Real-World Use in Machine Learning

Gradient descent is used in nearly every model that involves learning from data. In linear regression, it helps find the best-fit line by reducing the gap between predicted and actual values. In classification problems, like spam detection or image recognition, it tunes the parameters to separate classes effectively.

In deep learning, gradient descent updates the weights of each layer in a neural network. These updates are repeated across many training cycles, known as epochs, each time bringing the model closer to a useful state. This repetitive updating makes it possible for machines to translate languages, recognize faces, and suggest products online.

For large-scale applications, gradient descent is often implemented in distributed systems. These systems divide the work across multiple processors or machines. Gradients are calculated in parallel, and parameter updates are shared to speed up training.

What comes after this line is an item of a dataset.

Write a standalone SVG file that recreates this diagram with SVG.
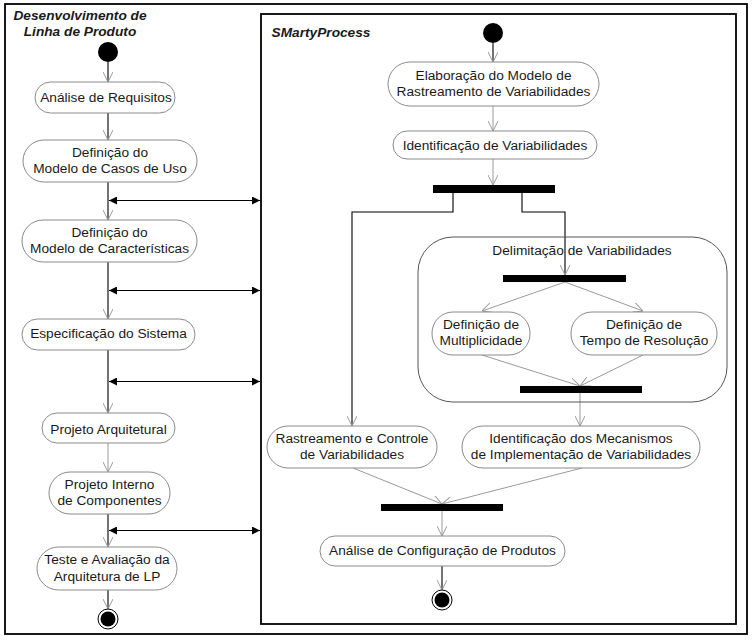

Even in smaller applications, gradient descent remains central. From simple linear models to complex deep networks, this approach is dependable, scalable, and flexible enough to support many tasks in modern machine learning.

Conclusion

Gradient descent is one of the most reliable techniques used in machine learning today. It helps models reduce errors step by step by adjusting internal settings in response to feedback. Its basic idea—follow the slope to reduce error—remains unchanged, even as more advanced optimizers and training tricks are developed. Whether it’s tuning a basic model or training a deep neural network, gradient descent is almost always involved. Quiet and consistent, it remains a key part of how machines learn, adapt, and improve with experience.